HS- Fortunately or unfortunately, I do not believe in improvisation and I think all should be set up and defined in advance. Improvisation, for me, does not mean changing the position or a main concept within a sequence. I may use improvisation just to make the moments closer to real life and it cannot change anything dramatically but just help make the scene more believable.

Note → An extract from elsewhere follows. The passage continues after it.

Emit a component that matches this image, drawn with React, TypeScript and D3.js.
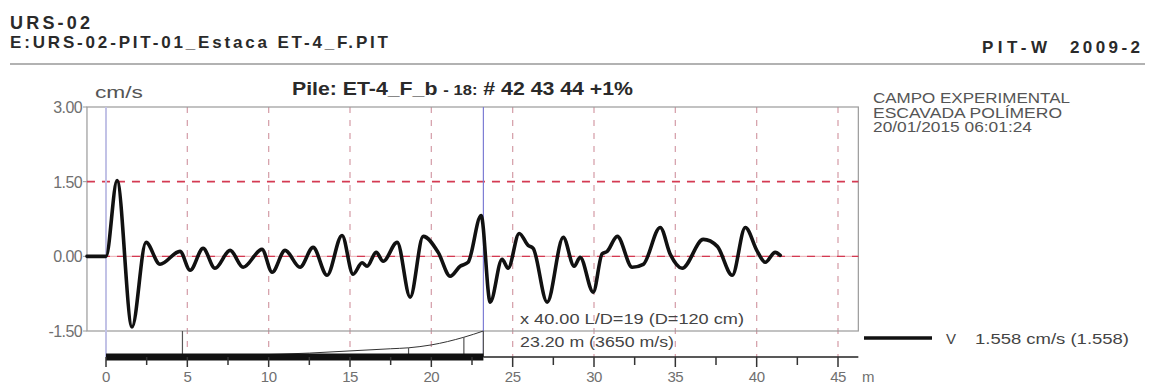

BT-How did you go about casting World War III and how did you work with the actors
HS- I talked to Mohsen Tanabandeh, who is a professional actor, even before completing the script as I had to write the character in detail, so we both knew that we would work together before finalizing the script as he had to lose weight and rehearse and study such characters. I did my best with most of the employed crew that they could go in front of the camera and act as well! As I avoided using professional actors for such characters on the set of a movie, while working behind the scenes, they were also rehearsing for their roles in the movie too. Except for Neda Jebreili who is a professional actress, I even asked her to accompany me in pre-production and help and take some responsibility as an assistant director and she welcomed this idea and I could believe her as an assistant director too.

BT-In your films you use language of filmmaking masterfully, please tell us
HS- I was very obsessed to maintain the tone of the movie and I knew that, frankly speaking, Shakib being seen as making a film within a film was not interesting to me at all. I never liked those kind of films! But I had no other choice and I must think of making a film with a story on the set of a movie production and it made me so worried. Though Shakib was the most important character for me of course, the other characters had a strong presence in the movie too, though it seems they are not seen that much. It made everything complicated and even more difficult while working with the Ladan character as I could not overlap her with the others, since she uses deaf & dumb language, and we have to see her image and it was critical to maintain the tone and language as well as the visual style of movie.

BT- How do you feel being chosen to represent Iran at the Oscars?
HS- Honestly, I have strange and complicated feelings! Of course, I have always thought of such an opportunity for my films as Oscar is the most important film event in the world and I am happy but I do wish this could happen at some other time, when my country’s people were happy and I could enjoy such success too. So, I have dual sense now and cannot express my feelings better.